** START INFORMATION SHOWN **
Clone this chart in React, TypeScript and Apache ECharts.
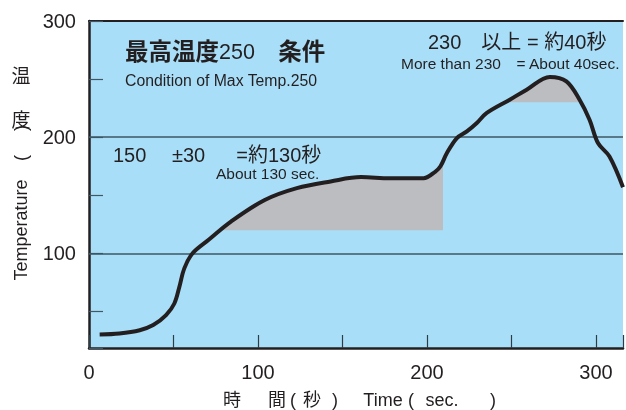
import React, { useEffect, useRef } from "react";
import * as echarts from "echarts";

// Temperature profile (time in sec, temperature in °C)
const curve: [number, number][] = [
  [6.3, 30.3], [18, 31.2], [30, 34], [38, 38.4], [45.6, 47], [50.5, 57],
  [53.5, 71.4], [56.4, 87.2], [61.3, 100.2], [71, 112], [84, 127.4],
  [104, 146], [123, 156.2], [143, 162], [161, 165.7], [178, 164.8],
  [198, 164.8], [205, 170.5], [208, 175], [211.8, 186.4], [217.7, 199.3],
  [223.6, 205], [229.5, 212.2], [235.4, 220.9], [249, 232.3], [259, 240.9],
  [272.7, 251.9], [282.5, 248.1], [290.3, 232.3], [296.2, 215.1],
  [301.2, 195], [308, 183.4], [316, 157],
];

// Zone 1: 150 ± 30 (above 120) from ~79 s to ~209 s
const zone1Base = 120;
const zone1Range = [79, 209.2];
// Zone 2: above 230 for about 40 s
const zone2Base = 230;
const zone2Range = [249, 289.6];

const gridValues = [100, 200];
const xTickLabels = [0, 100, 200, 300];
const yTickLabels = [100, 200, 300];

const FONT = "'Liberation Sans', Arial, 'Noto Sans CJK JP', sans-serif";
const INK = "#231f20";
const BLUE = "#a9def8";
const GRAY = "#bcbdc1";
const CLEAR = "rgba(0,0,0,0)";

export default function App() {
  const ref = useRef<HTMLDivElement>(null);
  useEffect(() => {
    if (!ref.current) return;
    const chart = echarts.init(ref.current, undefined, { renderer: "svg" });
    const txt = (text: string, x: number, y: number, size: number, extra: any = {}) => ({
      type: "text",
      x,
      y,
      rotation: extra.rotation || 0,
      z: 100,
      style: {
        text,
        x: 0,
        y: 0,
        fontSize: size,
        fontFamily: FONT,
        fontWeight: extra.bold ? "bold" : "normal",
        fill: INK,
        align: extra.align || "left",
        verticalAlign: "middle",
        rich: extra.rich,
      },
    });
    chart.setOption({
      animation: false,
      grid: {
        left: 89,
        right: 0,
        top: 21,
        bottom: 62,
        show: true,
        backgroundColor: BLUE,
        borderWidth: 0,
      },
      xAxis: [
        {
          type: "value",
          min: 0,
          max: 316,
          interval: 50,
          axisLine: { show: true, onZero: false, lineStyle: { color: INK, width: 2.5 } },
          axisTick: { show: true, inside: true, length: 13, lineStyle: { color: "#2e3d45", width: 1.2 } },
          splitLine: { show: false },
          axisLabel: {
            fontSize: 20,
            fontFamily: FONT,
            color: INK,
            margin: 14,
            formatter: (v: number) => (xTickLabels.includes(v) ? String(v) : ""),
          },
        },
        {
          type: "value",
          position: "top",
          min: 0,
          max: 316,
          axisLine: { show: true, onZero: false, lineStyle: { color: INK, width: 2 } },
          axisTick: { show: false },
          axisLabel: { show: false },
          splitLine: { show: false },
        },
      ],
      yAxis: {
        type: "value",
        min: 18.7,
        max: 300,
        axisLine: { show: true, onZero: false, lineStyle: { color: INK, width: 2.5 } },
        axisTick: { show: true, inside: true, length: 14, lineStyle: { color: "#3f5864", width: 1.2 } },
        splitLine: { show: false },
        axisLabel: {
          fontSize: 20,
          fontFamily: FONT,
          color: INK,
          margin: 13,
          formatter: (v: number) => (yTickLabels.includes(v) ? String(v) : ""),
        },
      },
      visualMap: [
        {
          type: "piecewise",
          show: false,
          dimension: 0,
          seriesIndex: 1,
          pieces: [
            { lt: zone1Range[0], color: CLEAR },
            { gte: zone1Range[0], lte: zone1Range[1], color: GRAY },
            { gt: zone1Range[1], color: CLEAR },
          ],
        },
        {
          type: "piecewise",
          show: false,
          dimension: 0,
          seriesIndex: 2,
          pieces: [
            { lt: zone2Range[0], color: CLEAR },
            { gte: zone2Range[0], lte: zone2Range[1], color: GRAY },
            { gt: zone2Range[1], color: CLEAR },
          ],
        },
      ],
      series: [
        {
          type: "line",
          data: curve,
          smooth: 0.35,
          showSymbol: false,
          z: 10,
          lineStyle: { color: INK, width: 4 },
          itemStyle: { color: INK },
        },
        {
          type: "line",
          data: curve,
          smooth: 0.35,
          showSymbol: false,
          z: 3,
          lineStyle: { width: 0, opacity: 0 },
          areaStyle: { origin: zone1Base, opacity: 1 },
        },
        {
          type: "line",
          data: curve,
          smooth: 0.35,
          showSymbol: false,
          z: 3,
          lineStyle: { width: 0, opacity: 0 },
          areaStyle: { origin: zone2Base, opacity: 1 },
        },
        {
          type: "line",
          data: [],
          z: 2,
          markLine: {
            silent: true,
            symbol: "none",
            label: { show: false },
            lineStyle: { color: "#3d5765", width: 1.5, type: "solid" },
            data: gridValues.map((v) => ({ yAxis: v })),
          },
        },
      ],
      graphic: [
        txt("{b|最高温度}{n|250}{b|　条件}", 125, 52, 23.5, {
          rich: {
            b: { fontSize: 23.5, fontWeight: "bold", fontFamily: FONT, fill: INK },
            n: { fontSize: 21.5, fontFamily: FONT, fill: INK },
          },
        }),
        txt("Condition of Max Temp.250", 125, 80, 15.8),
        txt("230　以上 = 約40秒", 428, 42, 20),
        txt("More than 230　= About 40sec.", 401, 63, 15.5),
        txt("150　 ±30　  =約130秒", 113, 155, 20),
        txt("About 130 sec.", 216, 173, 15.5),
        // y axis title
        txt("温", 21, 76, 19, { align: "center" }),
        txt("度", 21, 120, 19, { align: "center" }),
        txt("(", 21, 158, 18, { align: "center", rotation: Math.PI / 2 }),
        txt(")", 21, 128, 18, { align: "center", rotation: Math.PI / 2 }),
        txt("Temperature", 21, 230, 18, { align: "center", rotation: Math.PI / 2 }),
        // x axis title
        txt("時", 232, 400, 18, { align: "center" }),
        txt("間", 277, 400, 18, { align: "center" }),
        txt("(", 293, 400, 18, { align: "center" }),
        txt("秒", 312, 400, 18, { align: "center" }),
        txt(")", 335, 400, 18, { align: "center" }),
        txt("Time", 383, 400, 18, { align: "center" }),
        txt("(", 411, 400, 18, { align: "center" }),
        txt("sec.", 442, 400, 18, { align: "center" }),
        txt(")", 493, 400, 18, { align: "center" }),
      ],
    });
    return () => chart.dispose();
  }, []);
  return (
    <div
      ref={ref}
      style={{ position: "fixed", left: 0, top: 0, width: 626, height: 410 }}
    />
  );
}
** END INFORMATION SHOWN **
● REQUEST
Count every line above that holds the string "React" and give the total, nothing more.

● REPLY TO THE EXERCISE
2